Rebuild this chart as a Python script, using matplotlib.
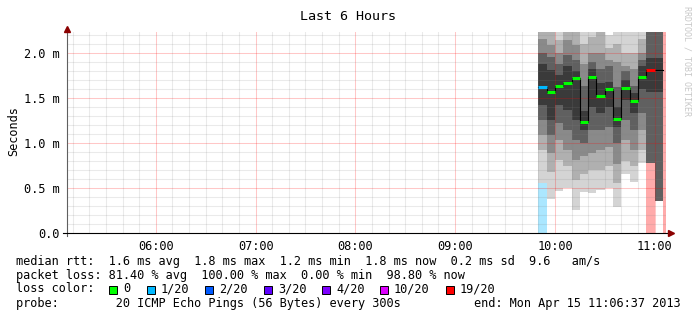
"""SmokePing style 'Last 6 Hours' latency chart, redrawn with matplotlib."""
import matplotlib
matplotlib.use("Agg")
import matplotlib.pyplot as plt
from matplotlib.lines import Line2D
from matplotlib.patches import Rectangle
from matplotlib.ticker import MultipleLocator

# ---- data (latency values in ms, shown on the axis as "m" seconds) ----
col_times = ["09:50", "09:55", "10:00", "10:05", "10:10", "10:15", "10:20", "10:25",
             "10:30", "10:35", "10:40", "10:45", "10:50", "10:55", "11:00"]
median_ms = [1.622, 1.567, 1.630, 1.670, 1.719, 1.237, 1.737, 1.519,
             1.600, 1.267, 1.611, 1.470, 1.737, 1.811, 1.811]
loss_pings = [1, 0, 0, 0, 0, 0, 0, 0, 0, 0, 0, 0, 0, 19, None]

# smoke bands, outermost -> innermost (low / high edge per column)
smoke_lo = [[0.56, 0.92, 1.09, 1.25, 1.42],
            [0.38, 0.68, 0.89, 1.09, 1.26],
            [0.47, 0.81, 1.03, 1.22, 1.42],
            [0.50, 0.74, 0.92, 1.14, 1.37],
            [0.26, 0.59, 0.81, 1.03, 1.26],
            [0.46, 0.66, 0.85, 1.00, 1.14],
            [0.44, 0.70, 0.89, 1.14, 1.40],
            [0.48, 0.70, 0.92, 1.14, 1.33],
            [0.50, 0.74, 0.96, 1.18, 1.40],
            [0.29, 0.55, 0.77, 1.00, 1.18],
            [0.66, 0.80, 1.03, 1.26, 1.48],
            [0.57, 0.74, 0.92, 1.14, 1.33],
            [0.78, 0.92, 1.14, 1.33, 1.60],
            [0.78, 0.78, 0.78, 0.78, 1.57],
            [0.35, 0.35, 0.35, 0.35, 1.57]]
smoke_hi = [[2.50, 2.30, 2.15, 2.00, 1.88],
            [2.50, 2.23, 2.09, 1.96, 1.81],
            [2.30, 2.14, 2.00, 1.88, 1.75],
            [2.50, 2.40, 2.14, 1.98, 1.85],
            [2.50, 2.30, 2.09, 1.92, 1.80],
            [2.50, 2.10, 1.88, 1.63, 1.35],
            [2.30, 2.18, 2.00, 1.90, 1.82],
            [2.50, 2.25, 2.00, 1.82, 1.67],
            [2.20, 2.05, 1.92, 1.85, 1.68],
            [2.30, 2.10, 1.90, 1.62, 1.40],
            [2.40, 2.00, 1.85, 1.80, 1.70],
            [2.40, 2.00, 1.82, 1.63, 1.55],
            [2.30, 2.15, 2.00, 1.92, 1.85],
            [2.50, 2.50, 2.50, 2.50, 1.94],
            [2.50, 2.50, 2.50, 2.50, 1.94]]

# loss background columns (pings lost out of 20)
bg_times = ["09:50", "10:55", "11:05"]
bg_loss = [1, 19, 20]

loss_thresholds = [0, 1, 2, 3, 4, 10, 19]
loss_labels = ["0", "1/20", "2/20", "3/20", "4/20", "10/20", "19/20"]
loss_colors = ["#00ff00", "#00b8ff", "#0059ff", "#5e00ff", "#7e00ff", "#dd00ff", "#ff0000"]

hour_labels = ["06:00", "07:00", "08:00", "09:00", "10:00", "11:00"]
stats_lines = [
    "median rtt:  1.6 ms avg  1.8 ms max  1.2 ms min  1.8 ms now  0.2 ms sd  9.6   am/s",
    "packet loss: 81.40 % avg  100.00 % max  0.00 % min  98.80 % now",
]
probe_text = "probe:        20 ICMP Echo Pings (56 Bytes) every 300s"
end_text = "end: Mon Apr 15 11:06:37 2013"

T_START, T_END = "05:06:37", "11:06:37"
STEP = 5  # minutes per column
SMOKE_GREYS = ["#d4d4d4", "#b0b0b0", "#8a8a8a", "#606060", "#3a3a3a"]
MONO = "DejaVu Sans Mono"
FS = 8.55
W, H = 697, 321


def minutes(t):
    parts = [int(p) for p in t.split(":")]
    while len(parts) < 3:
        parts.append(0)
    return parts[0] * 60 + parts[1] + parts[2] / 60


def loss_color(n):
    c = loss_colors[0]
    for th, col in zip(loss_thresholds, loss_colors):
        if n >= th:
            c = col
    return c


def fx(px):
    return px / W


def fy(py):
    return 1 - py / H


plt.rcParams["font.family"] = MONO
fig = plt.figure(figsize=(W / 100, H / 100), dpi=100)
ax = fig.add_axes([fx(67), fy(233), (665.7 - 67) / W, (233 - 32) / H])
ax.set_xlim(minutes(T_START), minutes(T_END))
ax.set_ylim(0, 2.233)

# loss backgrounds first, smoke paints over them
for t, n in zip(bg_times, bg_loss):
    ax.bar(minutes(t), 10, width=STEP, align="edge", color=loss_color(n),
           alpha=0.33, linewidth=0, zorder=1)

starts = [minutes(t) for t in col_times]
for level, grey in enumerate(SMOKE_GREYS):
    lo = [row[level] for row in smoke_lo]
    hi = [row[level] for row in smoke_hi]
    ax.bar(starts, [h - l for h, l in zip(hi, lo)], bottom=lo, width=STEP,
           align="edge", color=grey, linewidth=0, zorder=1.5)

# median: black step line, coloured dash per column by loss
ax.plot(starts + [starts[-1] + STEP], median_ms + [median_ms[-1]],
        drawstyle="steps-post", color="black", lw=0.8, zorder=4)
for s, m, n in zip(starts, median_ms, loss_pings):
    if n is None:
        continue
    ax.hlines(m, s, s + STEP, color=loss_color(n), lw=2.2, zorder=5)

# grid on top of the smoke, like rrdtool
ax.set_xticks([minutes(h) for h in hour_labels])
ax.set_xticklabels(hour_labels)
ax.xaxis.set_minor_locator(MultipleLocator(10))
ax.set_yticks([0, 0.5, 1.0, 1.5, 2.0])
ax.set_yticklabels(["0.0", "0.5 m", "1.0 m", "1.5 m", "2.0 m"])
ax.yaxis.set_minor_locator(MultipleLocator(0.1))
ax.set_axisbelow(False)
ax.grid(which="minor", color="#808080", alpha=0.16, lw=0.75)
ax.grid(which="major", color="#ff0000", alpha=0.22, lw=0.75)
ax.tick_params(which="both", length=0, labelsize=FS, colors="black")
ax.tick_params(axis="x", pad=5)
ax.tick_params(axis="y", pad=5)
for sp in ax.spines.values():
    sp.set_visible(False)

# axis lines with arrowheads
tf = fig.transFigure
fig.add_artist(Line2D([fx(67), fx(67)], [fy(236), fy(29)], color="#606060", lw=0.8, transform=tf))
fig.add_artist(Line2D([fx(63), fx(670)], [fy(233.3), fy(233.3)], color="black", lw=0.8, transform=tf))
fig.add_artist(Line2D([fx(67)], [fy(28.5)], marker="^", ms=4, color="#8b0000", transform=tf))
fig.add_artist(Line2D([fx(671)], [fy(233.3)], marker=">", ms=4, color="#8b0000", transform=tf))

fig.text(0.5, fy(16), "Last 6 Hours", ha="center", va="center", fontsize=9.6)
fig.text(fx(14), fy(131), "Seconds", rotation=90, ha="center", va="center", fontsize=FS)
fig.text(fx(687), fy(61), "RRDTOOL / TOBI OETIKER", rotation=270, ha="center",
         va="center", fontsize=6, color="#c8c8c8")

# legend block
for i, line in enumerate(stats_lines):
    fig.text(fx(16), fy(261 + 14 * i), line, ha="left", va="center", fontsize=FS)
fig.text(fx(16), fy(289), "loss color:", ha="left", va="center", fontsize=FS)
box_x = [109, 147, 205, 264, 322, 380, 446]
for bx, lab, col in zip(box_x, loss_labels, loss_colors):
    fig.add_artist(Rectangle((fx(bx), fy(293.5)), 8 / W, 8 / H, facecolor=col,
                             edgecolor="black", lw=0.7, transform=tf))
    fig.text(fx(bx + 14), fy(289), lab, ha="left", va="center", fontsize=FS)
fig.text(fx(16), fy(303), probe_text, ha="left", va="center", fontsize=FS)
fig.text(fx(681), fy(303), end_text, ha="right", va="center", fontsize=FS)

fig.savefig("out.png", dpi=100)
☆ ☆ ☆ ☆ ☆
▶ **What is asked**:
Identify and extract each line of the listing that contains "chart".

▶ **Correct answer**:
Rebuild this chart as a Python script, using matplotlib.
"""SmokePing style 'Last 6 Hours' latency chart, redrawn with matplotlib."""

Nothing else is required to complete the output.